▶ [Task]
Below are entries. Give back exactly the lines from the one containing "Emit a Python" through the one containing "3.64, 4.28, 4.99]", inclusive, without the pictures.

▶ [Dataset extract]
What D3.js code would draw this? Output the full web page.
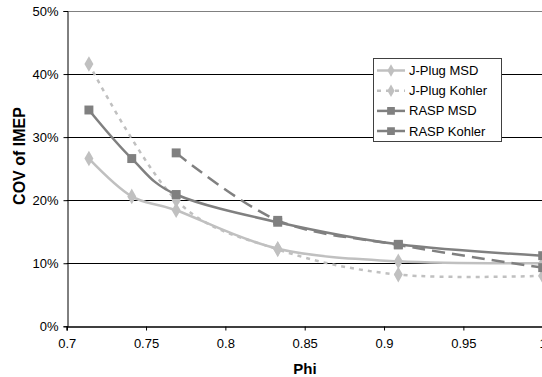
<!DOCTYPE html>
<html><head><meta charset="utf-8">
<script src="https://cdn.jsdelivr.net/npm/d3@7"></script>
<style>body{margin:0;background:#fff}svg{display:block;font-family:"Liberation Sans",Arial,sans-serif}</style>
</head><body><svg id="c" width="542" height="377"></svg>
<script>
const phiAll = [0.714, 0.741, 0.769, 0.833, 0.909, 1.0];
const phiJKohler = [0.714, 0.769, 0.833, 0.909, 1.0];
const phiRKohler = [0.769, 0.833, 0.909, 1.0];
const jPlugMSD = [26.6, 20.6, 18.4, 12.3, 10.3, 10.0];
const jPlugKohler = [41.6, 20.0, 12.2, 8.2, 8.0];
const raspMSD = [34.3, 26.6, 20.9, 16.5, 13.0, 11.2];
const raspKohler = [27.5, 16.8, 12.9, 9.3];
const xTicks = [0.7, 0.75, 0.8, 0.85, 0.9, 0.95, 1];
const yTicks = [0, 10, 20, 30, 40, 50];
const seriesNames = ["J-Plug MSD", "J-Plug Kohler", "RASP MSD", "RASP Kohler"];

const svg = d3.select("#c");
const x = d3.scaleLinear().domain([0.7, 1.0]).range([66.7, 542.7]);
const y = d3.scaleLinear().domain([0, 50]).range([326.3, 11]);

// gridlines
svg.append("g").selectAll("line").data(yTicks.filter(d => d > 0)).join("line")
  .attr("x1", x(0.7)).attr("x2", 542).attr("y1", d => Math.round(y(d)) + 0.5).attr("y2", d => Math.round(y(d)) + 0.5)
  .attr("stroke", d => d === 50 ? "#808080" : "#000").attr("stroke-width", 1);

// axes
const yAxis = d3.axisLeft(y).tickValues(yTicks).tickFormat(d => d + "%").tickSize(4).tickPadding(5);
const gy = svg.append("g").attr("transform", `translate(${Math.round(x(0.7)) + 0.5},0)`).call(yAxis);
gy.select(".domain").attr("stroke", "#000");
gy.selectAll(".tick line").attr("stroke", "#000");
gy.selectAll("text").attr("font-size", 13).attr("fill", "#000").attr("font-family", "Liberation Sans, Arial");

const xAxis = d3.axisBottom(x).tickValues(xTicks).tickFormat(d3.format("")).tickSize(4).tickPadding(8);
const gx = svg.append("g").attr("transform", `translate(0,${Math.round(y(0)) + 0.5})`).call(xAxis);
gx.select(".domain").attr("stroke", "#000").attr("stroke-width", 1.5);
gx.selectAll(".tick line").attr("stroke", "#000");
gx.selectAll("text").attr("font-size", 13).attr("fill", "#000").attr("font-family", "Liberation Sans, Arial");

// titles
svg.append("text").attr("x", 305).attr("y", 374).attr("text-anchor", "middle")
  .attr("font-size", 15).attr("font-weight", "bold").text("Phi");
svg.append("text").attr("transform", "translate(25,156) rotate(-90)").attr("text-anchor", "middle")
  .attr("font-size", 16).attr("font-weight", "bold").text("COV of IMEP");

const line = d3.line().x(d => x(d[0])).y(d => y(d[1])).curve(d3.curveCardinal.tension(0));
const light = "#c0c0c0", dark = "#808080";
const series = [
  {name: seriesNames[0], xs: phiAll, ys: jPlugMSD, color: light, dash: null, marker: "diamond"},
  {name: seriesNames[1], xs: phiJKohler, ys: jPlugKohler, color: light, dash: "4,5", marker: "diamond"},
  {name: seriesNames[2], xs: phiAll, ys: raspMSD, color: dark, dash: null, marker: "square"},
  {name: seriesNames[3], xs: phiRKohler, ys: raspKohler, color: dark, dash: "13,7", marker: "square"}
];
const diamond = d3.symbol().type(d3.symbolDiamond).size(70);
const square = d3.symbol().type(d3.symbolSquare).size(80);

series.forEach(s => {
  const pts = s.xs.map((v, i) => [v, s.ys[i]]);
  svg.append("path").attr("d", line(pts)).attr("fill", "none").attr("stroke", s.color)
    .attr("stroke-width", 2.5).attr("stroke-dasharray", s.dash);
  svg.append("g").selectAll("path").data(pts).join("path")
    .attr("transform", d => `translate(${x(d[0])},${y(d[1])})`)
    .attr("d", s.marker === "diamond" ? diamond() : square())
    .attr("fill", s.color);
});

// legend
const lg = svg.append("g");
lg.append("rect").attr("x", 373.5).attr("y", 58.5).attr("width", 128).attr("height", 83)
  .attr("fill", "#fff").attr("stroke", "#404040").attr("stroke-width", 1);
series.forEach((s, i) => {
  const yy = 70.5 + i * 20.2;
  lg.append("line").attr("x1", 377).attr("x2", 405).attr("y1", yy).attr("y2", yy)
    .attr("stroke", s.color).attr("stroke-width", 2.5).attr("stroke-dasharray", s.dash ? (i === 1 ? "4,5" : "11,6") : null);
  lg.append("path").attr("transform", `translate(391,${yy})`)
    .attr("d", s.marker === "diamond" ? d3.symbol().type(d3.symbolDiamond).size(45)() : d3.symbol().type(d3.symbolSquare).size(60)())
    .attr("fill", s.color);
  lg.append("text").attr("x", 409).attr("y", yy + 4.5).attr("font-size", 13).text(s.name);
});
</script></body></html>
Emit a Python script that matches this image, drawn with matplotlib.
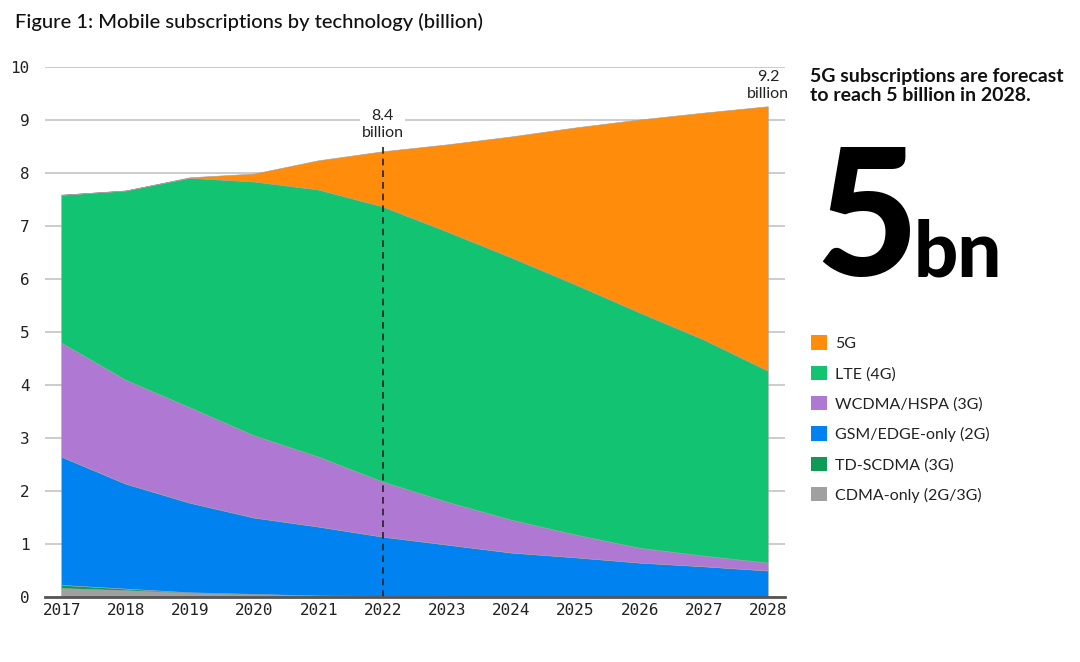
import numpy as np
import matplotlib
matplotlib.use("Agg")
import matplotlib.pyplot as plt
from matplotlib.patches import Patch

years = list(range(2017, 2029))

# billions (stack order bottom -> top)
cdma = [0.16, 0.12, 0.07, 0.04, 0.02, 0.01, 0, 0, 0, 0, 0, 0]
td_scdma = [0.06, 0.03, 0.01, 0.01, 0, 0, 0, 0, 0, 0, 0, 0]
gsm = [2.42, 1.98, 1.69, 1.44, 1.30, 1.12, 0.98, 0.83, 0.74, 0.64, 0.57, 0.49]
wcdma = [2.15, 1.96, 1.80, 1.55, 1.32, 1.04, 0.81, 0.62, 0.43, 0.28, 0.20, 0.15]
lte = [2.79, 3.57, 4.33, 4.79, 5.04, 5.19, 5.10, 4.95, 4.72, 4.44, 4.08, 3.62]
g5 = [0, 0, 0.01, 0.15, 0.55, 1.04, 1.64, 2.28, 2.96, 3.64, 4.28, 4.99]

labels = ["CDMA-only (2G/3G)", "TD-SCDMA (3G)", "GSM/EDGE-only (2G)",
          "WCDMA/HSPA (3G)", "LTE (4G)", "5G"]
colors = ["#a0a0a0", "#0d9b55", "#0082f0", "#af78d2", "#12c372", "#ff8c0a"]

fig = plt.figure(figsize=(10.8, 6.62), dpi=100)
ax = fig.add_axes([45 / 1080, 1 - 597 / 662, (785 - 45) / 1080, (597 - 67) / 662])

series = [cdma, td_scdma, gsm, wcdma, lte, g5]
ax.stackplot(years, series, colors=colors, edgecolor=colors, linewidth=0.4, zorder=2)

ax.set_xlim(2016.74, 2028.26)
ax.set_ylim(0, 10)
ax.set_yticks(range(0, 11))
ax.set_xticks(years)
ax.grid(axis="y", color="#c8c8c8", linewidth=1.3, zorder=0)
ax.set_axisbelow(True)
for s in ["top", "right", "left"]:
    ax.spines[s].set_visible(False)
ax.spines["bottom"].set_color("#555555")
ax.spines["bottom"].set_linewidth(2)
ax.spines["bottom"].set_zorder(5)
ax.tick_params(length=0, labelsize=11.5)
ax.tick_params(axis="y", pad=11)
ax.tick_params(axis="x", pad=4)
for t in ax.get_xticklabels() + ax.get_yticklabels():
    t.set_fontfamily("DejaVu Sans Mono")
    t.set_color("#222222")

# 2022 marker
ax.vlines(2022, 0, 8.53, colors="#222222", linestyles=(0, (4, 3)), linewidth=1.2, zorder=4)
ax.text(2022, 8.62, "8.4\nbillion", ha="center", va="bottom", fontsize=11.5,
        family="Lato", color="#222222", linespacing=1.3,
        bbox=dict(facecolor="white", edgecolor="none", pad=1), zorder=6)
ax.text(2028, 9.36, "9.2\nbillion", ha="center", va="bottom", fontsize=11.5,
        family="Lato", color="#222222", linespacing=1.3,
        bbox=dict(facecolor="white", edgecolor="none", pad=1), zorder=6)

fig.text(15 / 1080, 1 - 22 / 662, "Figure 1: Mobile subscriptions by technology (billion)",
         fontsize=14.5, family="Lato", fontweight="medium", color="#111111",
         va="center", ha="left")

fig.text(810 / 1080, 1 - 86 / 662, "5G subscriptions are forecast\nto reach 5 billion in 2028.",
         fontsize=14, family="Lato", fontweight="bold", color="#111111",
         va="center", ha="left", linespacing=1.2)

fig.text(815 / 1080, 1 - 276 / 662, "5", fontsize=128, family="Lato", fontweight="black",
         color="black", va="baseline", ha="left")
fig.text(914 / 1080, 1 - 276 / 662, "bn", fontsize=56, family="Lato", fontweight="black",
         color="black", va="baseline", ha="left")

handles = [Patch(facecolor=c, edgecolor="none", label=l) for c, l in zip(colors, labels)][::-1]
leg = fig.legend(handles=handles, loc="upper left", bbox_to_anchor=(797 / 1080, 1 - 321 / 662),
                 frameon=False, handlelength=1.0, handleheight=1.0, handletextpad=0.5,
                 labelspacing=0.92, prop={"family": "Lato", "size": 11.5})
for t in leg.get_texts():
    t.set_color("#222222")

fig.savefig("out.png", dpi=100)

▶ [Exercise result]
Emit a Python script that matches this image, drawn with matplotlib.
import numpy as np
import matplotlib
matplotlib.use("Agg")
import matplotlib.pyplot as plt
from matplotlib.patches import Patch

years = list(range(2017, 2029))

# billions (stack order bottom -> top)
cdma = [0.16, 0.12, 0.07, 0.04, 0.02, 0.01, 0, 0, 0, 0, 0, 0]
td_scdma = [0.06, 0.03, 0.01, 0.01, 0, 0, 0, 0, 0, 0, 0, 0]
gsm = [2.42, 1.98, 1.69, 1.44, 1.30, 1.12, 0.98, 0.83, 0.74, 0.64, 0.57, 0.49]
wcdma = [2.15, 1.96, 1.80, 1.55, 1.32, 1.04, 0.81, 0.62, 0.43, 0.28, 0.20, 0.15]
lte = [2.79, 3.57, 4.33, 4.79, 5.04, 5.19, 5.10, 4.95, 4.72, 4.44, 4.08, 3.62]
g5 = [0, 0, 0.01, 0.15, 0.55, 1.04, 1.64, 2.28, 2.96, 3.64, 4.28, 4.99]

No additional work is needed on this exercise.